▶

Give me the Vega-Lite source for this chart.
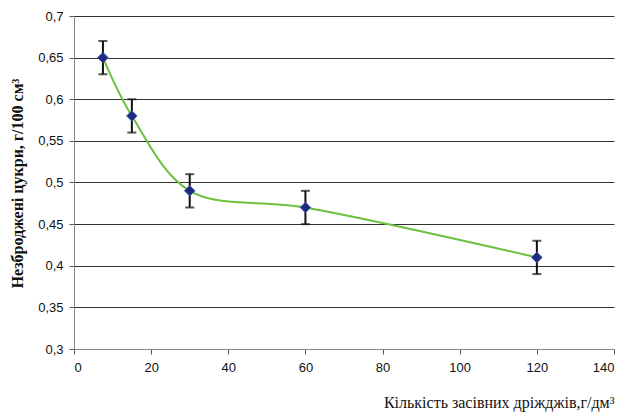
{
  "$schema": "https://vega.github.io/schema/vega-lite/v6.json",
  "width": 540,
  "height": 333,
  "autosize": {"type": "none"},
  "padding": {"left": 74, "top": 16, "right": 14, "bottom": 65},
  "background": "white",
  "config": {"view": {"stroke": null}},
  "data": {"values": [
    {"x": 7.5, "y": 0.65, "lo": 0.63, "hi": 0.67},
    {"x": 15, "y": 0.58, "lo": 0.56, "hi": 0.60},
    {"x": 30, "y": 0.49, "lo": 0.47, "hi": 0.51},
    {"x": 60, "y": 0.47, "lo": 0.45, "hi": 0.49},
    {"x": 120, "y": 0.41, "lo": 0.39, "hi": 0.43}
  ]},
  "encoding": {
    "x": {"field": "x", "type": "quantitative",
      "scale": {"domain": [0, 140], "nice": false, "zero": false},
      "axis": {"values": [0, 20, 40, 60, 80, 100, 120, 140], "grid": false,
        "title": "Кількість засівних дріжджів,г/дм³",
        "titleFont": "Liberation Serif", "titleFontWeight": "normal", "titleFontSize": 16, "titleColor": "#111",
        "titleAnchor": "end", "titleAlign": "right", "titleX": 540, "titleY": 58, "titleBaseline": "alphabetic",
        "labelFont": "Liberation Sans", "labelFontSize": 13, "labelColor": "#111", "labelPadding": 7,
        "domainColor": "#888", "domainWidth": 1, "tickColor": "#555", "tickSize": 5}},
    "y": {"field": "y", "type": "quantitative",
      "scale": {"domain": [0.3, 0.7], "nice": false, "zero": false},
      "axis": {"values": [0.3, 0.35, 0.4, 0.45, 0.5, 0.55, 0.6, 0.65, 0.7], "grid": true,
        "gridColor": "#333", "gridWidth": 1,
        "labelExpr": "replace(format(datum.value, '.2~f'), '.', ',')",
        "title": "Незброджені цукри, г/100 см³",
        "titleFont": "Liberation Serif", "titleFontWeight": "bold", "titleFontSize": 16, "titleColor": "#111",
        "titleAngle": 270, "titleX": -57, "titleY": 167, "titleAlign": "center", "titleBaseline": "middle", "titleAnchor": null,
        "labelFont": "Liberation Sans", "labelFontSize": 13, "labelColor": "#111", "labelPadding": 6,
        "domainColor": "#888", "domainWidth": 1, "tickColor": "#555", "tickSize": 5}}
  },
  "layer": [
    {"mark": {"type": "line", "color": "#6cc03c", "strokeWidth": 2, "interpolate": "catmull-rom"}},
    {"mark": {"type": "rule", "color": "#111", "strokeWidth": 2},
      "encoding": {"y": {"field": "lo", "type": "quantitative"}, "y2": {"field": "hi"}}},
    {"mark": {"type": "tick", "orient": "horizontal", "color": "#111", "thickness": 2, "size": 9},
      "encoding": {"y": {"field": "lo", "type": "quantitative"}}},
    {"mark": {"type": "tick", "orient": "horizontal", "color": "#111", "thickness": 2, "size": 9},
      "encoding": {"y": {"field": "hi", "type": "quantitative"}}},
    {"mark": {"type": "point", "shape": "diamond", "filled": true, "size": 110, "fill": "#1f2a7e", "stroke": "#3a4fb0", "strokeWidth": 1, "opacity": 1}}
  ]
}
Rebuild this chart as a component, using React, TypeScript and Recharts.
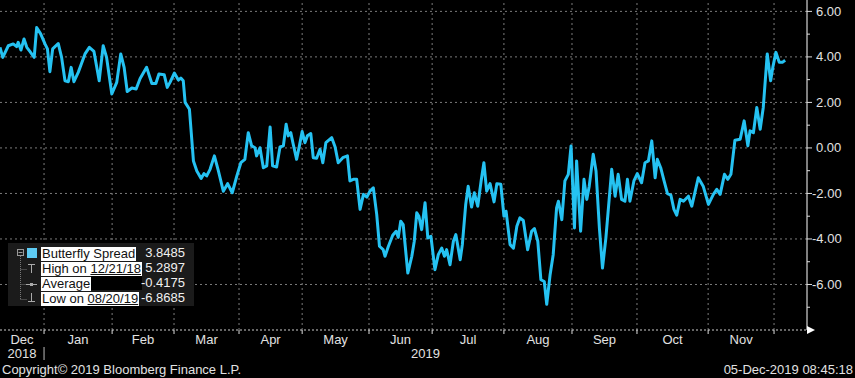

◀

Problem to solve: The data above needs to be retyped exactly, with the images left out.

Exercise output:
Give me the Vega-Lite source for this chart.
{
  "$schema": "https://vega.github.io/schema/vega-lite/v6.json",
  "width": 540,
  "height": 333,
  "autosize": {"type": "none"},
  "padding": {"left": 74, "top": 16, "right": 14, "bottom": 65},
  "background": "white",
  "config": {"view": {"stroke": null}},
  "data": {"values": [
    {"x": 7.5, "y": 0.65, "lo": 0.63, "hi": 0.67},
    {"x": 15, "y": 0.58, "lo": 0.56, "hi": 0.60},
    {"x": 30, "y": 0.49, "lo": 0.47, "hi": 0.51},
    {"x": 60, "y": 0.47, "lo": 0.45, "hi": 0.49},
    {"x": 120, "y": 0.41, "lo": 0.39, "hi": 0.43}
  ]},
  "encoding": {
    "x": {"field": "x", "type": "quantitative",
      "scale": {"domain": [0, 140], "nice": false, "zero": false},
      "axis": {"values": [0, 20, 40, 60, 80, 100, 120, 140], "grid": false,
        "title": "Кількість засівних дріжджів,г/дм³",
        "titleFont": "Liberation Serif", "titleFontWeight": "normal", "titleFontSize": 16, "titleColor": "#111",
        "titleAnchor": "end", "titleAlign": "right", "titleX": 540, "titleY": 58, "titleBaseline": "alphabetic",
        "labelFont": "Liberation Sans", "labelFontSize": 13, "labelColor": "#111", "labelPadding": 7,
        "domainColor": "#888", "domainWidth": 1, "tickColor": "#555", "tickSize": 5}},
    "y": {"field": "y", "type": "quantitative",
      "scale": {"domain": [0.3, 0.7], "nice": false, "zero": false},
      "axis": {"values": [0.3, 0.35, 0.4, 0.45, 0.5, 0.55, 0.6, 0.65, 0.7], "grid": true,
        "gridColor": "#333", "gridWidth": 1,
        "labelExpr": "replace(format(datum.value, '.2~f'), '.', ',')",
        "title": "Незброджені цукри, г/100 см³",
        "titleFont": "Liberation Serif", "titleFontWeight": "bold", "titleFontSize": 16, "titleColor": "#111",
        "titleAngle": 270, "titleX": -57, "titleY": 167, "titleAlign": "center", "titleBaseline": "middle", "titleAnchor": null,
        "labelFont": "Liberation Sans", "labelFontSize": 13, "labelColor": "#111", "labelPadding": 6,
        "domainColor": "#888", "domainWidth": 1, "tickColor": "#555", "tickSize": 5}}
  },
  "layer": [
    {"mark": {"type": "line", "color": "#6cc03c", "strokeWidth": 2, "interpolate": "catmull-rom"}},
    {"mark": {"type": "rule", "color": "#111", "strokeWidth": 2},
      "encoding": {"y": {"field": "lo", "type": "quantitative"}, "y2": {"field": "hi"}}},
    {"mark": {"type": "tick", "orient": "horizontal", "color": "#111", "thickness": 2, "size": 9},
      "encoding": {"y": {"field": "lo", "type": "quantitative"}}},
    {"mark": {"type": "tick", "orient": "horizontal", "color": "#111", "thickness": 2, "size": 9},
      "encoding": {"y": {"field": "hi", "type": "quantitative"}}},
    {"mark": {"type": "point", "shape": "diamond", "filled": true, "size": 110, "fill": "#1f2a7e", "stroke": "#3a4fb0", "strokeWidth": 1, "opacity": 1}}
  ]
}
Rebuild this chart as a component, using React, TypeScript and Recharts.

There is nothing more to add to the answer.